Kendini yönetebilir, ailesini yönetebilir, kiliseyi yönetebilir.
28 Ağustos 1963'te Martin Luther King şu ölümsüz sözleri dile getirdi.
Benim bir hayalim var; günün birinde dört ufak çocuğum, tenlerinin rengine göre değil, karakterlerine göre yargılanan bir ülkede yaşayabilsinler.
Dik başlı, tez öfkelenen, şarap düşkünü, zorba, haksız kazanç peşinde koşan biri olmamalı.
Tersine, konuksever, iyiliksever, sağduyulu, adil, pak, kendini denetleyebilen biri olmalı.
Bir kilise önderinin ilk sorumluluğu bütün Hıristiyanlar’da da olduğu gibi, kendine hakim olmaktır.
Kendini denetleyemeyen kişi Yıkılmış sursuz kent gibidir.
Öz 25:28
Amerika eski başbakanı Truman'a göre;
Meşhur adamların hayat hikayelerini okuduğumda, kazandıkları ilk zaferin hep kendileri üzerinde olduğunu fark ettim. İlk zaferleri özdenetimdi.
Tek karılı biri olsun. Çocukları imanlı olmalı, sefahatle suçlanan ya da asi çocuklar olmamalı.
Buradaki mantık şudur: Küçük evine hakim olamazsan, büyük eve (kiliseye) hakim olamayacaksın.
Kendi aileni düzene sokamazsan, kiliseyi de yönetemeyeceksin.
Evliliğin ne kadar düzgün olmalı? Bunu söylemiyor . Çocukların ne kadar imanlı olmalı? Söylemiyor. Önemli olan prensip şudur: Aile, önderliğin talim alanıdır, antrenman sahasıdır. Önderliği önce evde öğreniriz.
Peki, bir ihtiyarın evli olması şart mı? Hayır; ama evliyse, çocukları varsa, kilisedeki insanlarla ilgilendirmek için daha hazırdır. Daha deneyim kazanmıştır.

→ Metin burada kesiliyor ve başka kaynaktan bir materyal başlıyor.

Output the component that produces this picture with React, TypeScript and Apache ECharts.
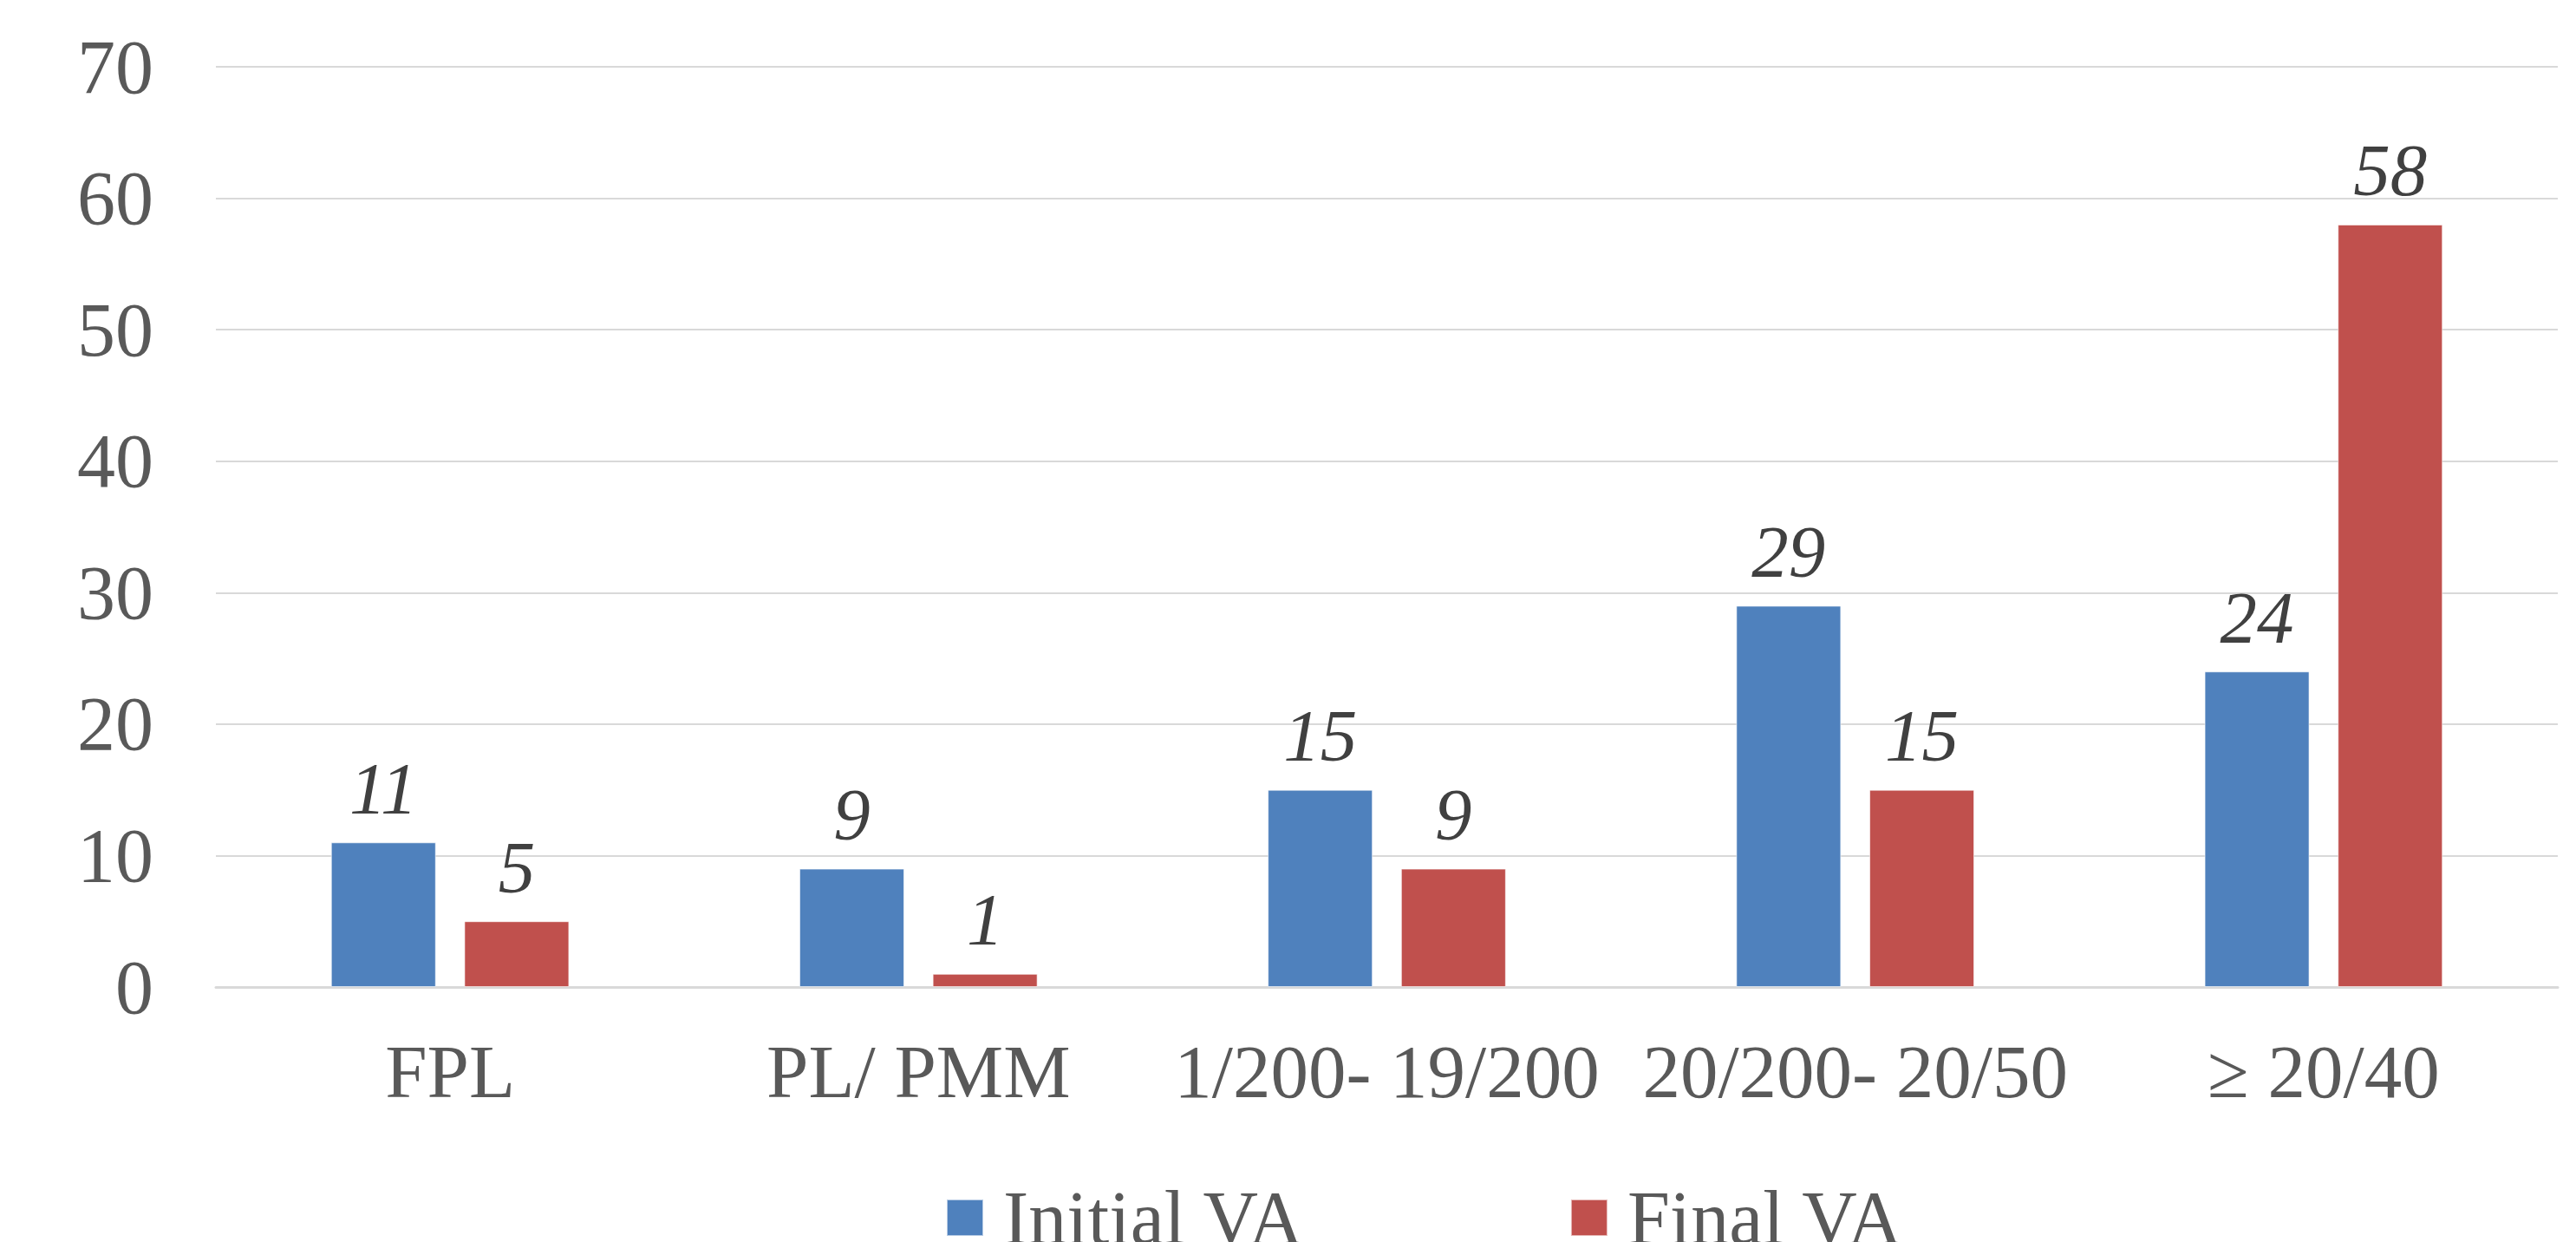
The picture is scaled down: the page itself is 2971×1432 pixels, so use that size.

Hem başkalarını sağlam öğretiyle yüreklendirmek, hem de karşı çıkanları ikna edebilmek için imanlılara öğretilen güvenilir söze sımsıkı sarılmalı.
Tit 1:9
Ne kadar bilgi lazım?
Yeterince! İyi bir vaiz mi olmalı? Gerekli değil.
İlahiyat mı okumalı? Onu da kitapta görmüyorum.
Yeterince sağlam doktrine sahip olmalı. Bu kadar!
Hatırlayalım; Girit'teki kiliseler çok yeniydiler, imanlıların hepsi yeniydi.
Önderler Tanrı'nın sözünü sevmeli, hayatlarına uygulamalı, güvenilir söze sımsıkı sarılmalı, sadece kendileri için ve aileleri için değil, Tanrı'nın halkını gütmek için yeteri kadar şey bilmeli ve her zaman öğrenmeli. Öyle yani!